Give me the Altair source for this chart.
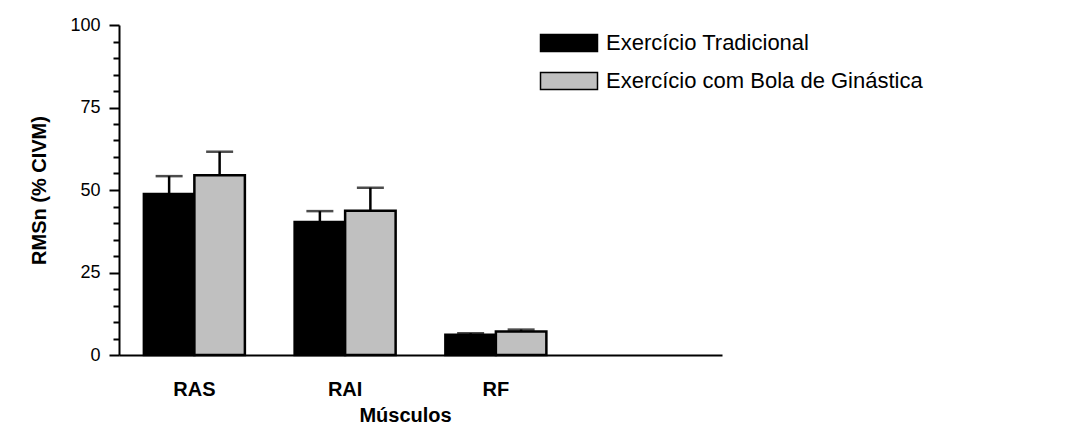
import altair as alt
import pandas as pd

categories = ["RAS", "RAI", "RF"]
x_domain = ["RAS", "RAI", "RF", " "]
series = ["Exercício Tradicional", "Exercício com Bola de Ginástica"]
trad_mean = [48.8, 40.3, 6.1]
trad_err = [5.4, 3.3, 0.5]
bola_mean = [54.5, 43.7, 7.1]
bola_err = [7.1, 7.0, 0.6]
y_values = list(range(0, 101, 5))

rows = []
for i, c in enumerate(categories):
    rows.append({"musculo": c, "grupo": series[0], "media": trad_mean[i], "sup": trad_mean[i] + trad_err[i]})
    rows.append({"musculo": c, "grupo": series[1], "media": bola_mean[i], "sup": bola_mean[i] + bola_err[i]})
df = pd.DataFrame(rows)

FONT = "Liberation Sans"

x_axis = alt.Axis(title="Músculos", labelAngle=0, ticks=False, labelPadding=24,
                  labelFont=FONT, labelFontSize=20, labelFontWeight="bold", labelColor="black",
                  titleFont=FONT, titleFontSize=20, titleFontWeight="bold", titleColor="black",
                  titlePadding=6, titleX=286, domainColor="black", domainWidth=2)
y_axis = alt.Axis(title="RMSn (% CIVM)", values=y_values, grid=False,
                  labelExpr="datum.value % 25 === 0 ? datum.label : ''",
                  tickSize={"condition": {"test": "datum.value % 25 === 0", "value": 10}, "value": 6},
                  tickColor="black", tickWidth=2, labelPadding=9,
                  labelFont=FONT, labelFontSize=18, labelColor="black",
                  titleFont=FONT, titleFontSize=20, titleFontWeight="bold", titleColor="black",
                  titlePadding=20, domainColor="black", domainWidth=2)
x_scale = alt.Scale(domain=x_domain, paddingInner=0.33, paddingOuter=0.165)
xoff = alt.XOffset("grupo:N", scale=alt.Scale(domain=series, paddingInner=0, paddingOuter=0))
y_scale = alt.Scale(domain=[0, 100], nice=False)

bars = alt.Chart(df).mark_bar(stroke="black", strokeWidth=2.5).encode(
    x=alt.X("musculo:N", scale=x_scale, axis=x_axis),
    xOffset=xoff,
    y=alt.Y("media:Q", scale=y_scale, axis=y_axis),
    color=alt.Color("grupo:N", scale=alt.Scale(domain=series, range=["#000000", "#c0c0c0"]),
                    legend=alt.Legend(title=None, orient="none", legendX=435, legendY=3,
                                      symbolType="M-2,-0.6H2V0.6H-2Z", symbolSize=812,
                                      symbolStrokeColor="black", symbolStrokeWidth=1.5,
                                      labelFont=FONT, labelFontSize=22, labelColor="black",
                                      labelLimit=600, rowPadding=11, labelOffset=22)),
)

stems = alt.Chart(df).mark_rule(color="black", strokeWidth=2.5).encode(
    x=alt.X("musculo:N", scale=x_scale, axis=x_axis), xOffset=xoff,
    y=alt.Y("media:Q", scale=y_scale, axis=y_axis), y2="sup:Q",
)
caps = alt.Chart(df).mark_tick(color="black", thickness=2.5, size=27, orient="horizontal").encode(
    x=alt.X("musculo:N", scale=x_scale, axis=x_axis), xOffset=xoff,
    y=alt.Y("sup:Q", scale=y_scale, axis=y_axis),
)

chart = alt.layer(bars, stems, caps).properties(
    width=603, height=330,
    background="white",
    autosize=alt.AutoSizeParams(type="none"),
    padding={"left": 111, "top": 17, "right": 360, "bottom": 75},
).configure_view(stroke=None, strokeWidth=0)

chart.save("out.html", embed_options={"renderer": "svg", "actions": False})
------------
* What is expected *
Copy every line of the data word for word, omitting the images.

* Finished exercise *
Give me the Altair source for this chart.
import altair as alt
import pandas as pd

categories = ["RAS", "RAI", "RF"]
x_domain = ["RAS", "RAI", "RF", " "]
series = ["Exercício Tradicional", "Exercício com Bola de Ginástica"]
trad_mean = [48.8, 40.3, 6.1]
trad_err = [5.4, 3.3, 0.5]
bola_mean = [54.5, 43.7, 7.1]
bola_err = [7.1, 7.0, 0.6]
y_values = list(range(0, 101, 5))

rows = []
for i, c in enumerate(categories):
    rows.append({"musculo": c, "grupo": series[0], "media": trad_mean[i], "sup": trad_mean[i] + trad_err[i]})
    rows.append({"musculo": c, "grupo": series[1], "media": bola_mean[i], "sup": bola_mean[i] + bola_err[i]})
df = pd.DataFrame(rows)

FONT = "Liberation Sans"

x_axis = alt.Axis(title="Músculos", labelAngle=0, ticks=False, labelPadding=24,
                  labelFont=FONT, labelFontSize=20, labelFontWeight="bold", labelColor="black",
                  titleFont=FONT, titleFontSize=20, titleFontWeight="bold", titleColor="black",
                  titlePadding=6, titleX=286, domainColor="black", domainWidth=2)
y_axis = alt.Axis(title="RMSn (% CIVM)", values=y_values, grid=False,
                  labelExpr="datum.value % 25 === 0 ? datum.label : ''",
                  tickSize={"condition": {"test": "datum.value % 25 === 0", "value": 10}, "value": 6},
                  tickColor="black", tickWidth=2, labelPadding=9,
                  labelFont=FONT, labelFontSize=18, labelColor="black",
                  titleFont=FONT, titleFontSize=20, titleFontWeight="bold", titleColor="black",
                  titlePadding=20, domainColor="black", domainWidth=2)
x_scale = alt.Scale(domain=x_domain, paddingInner=0.33, paddingOuter=0.165)
xoff = alt.XOffset("grupo:N", scale=alt.Scale(domain=series, paddingInner=0, paddingOuter=0))
y_scale = alt.Scale(domain=[0, 100], nice=False)

bars = alt.Chart(df).mark_bar(stroke="black", strokeWidth=2.5).encode(
    x=alt.X("musculo:N", scale=x_scale, axis=x_axis),
    xOffset=xoff,
    y=alt.Y("media:Q", scale=y_scale, axis=y_axis),
    color=alt.Color("grupo:N", scale=alt.Scale(domain=series, range=["#000000", "#c0c0c0"]),
                    legend=alt.Legend(title=None, orient="none", legendX=435, legendY=3,
                                      symbolType="M-2,-0.6H2V0.6H-2Z", symbolSize=812,
                                      symbolStrokeColor="black", symbolStrokeWidth=1.5,
                                      labelFont=FONT, labelFontSize=22, labelColor="black",
                                      labelLimit=600, rowPadding=11, labelOffset=22)),
)

stems = alt.Chart(df).mark_rule(color="black", strokeWidth=2.5).encode(
    x=alt.X("musculo:N", scale=x_scale, axis=x_axis), xOffset=xoff,
    y=alt.Y("media:Q", scale=y_scale, axis=y_axis), y2="sup:Q",
)
caps = alt.Chart(df).mark_tick(color="black", thickness=2.5, size=27, orient="horizontal").encode(
    x=alt.X("musculo:N", scale=x_scale, axis=x_axis), xOffset=xoff,
    y=alt.Y("sup:Q", scale=y_scale, axis=y_axis),
)

chart = alt.layer(bars, stems, caps).properties(
    width=603, height=330,
    background="white",
    autosize=alt.AutoSizeParams(type="none"),
    padding={"left": 111, "top": 17, "right": 360, "bottom": 75},
).configure_view(stroke=None, strokeWidth=0)

chart.save("out.html", embed_options={"renderer": "svg", "actions": False})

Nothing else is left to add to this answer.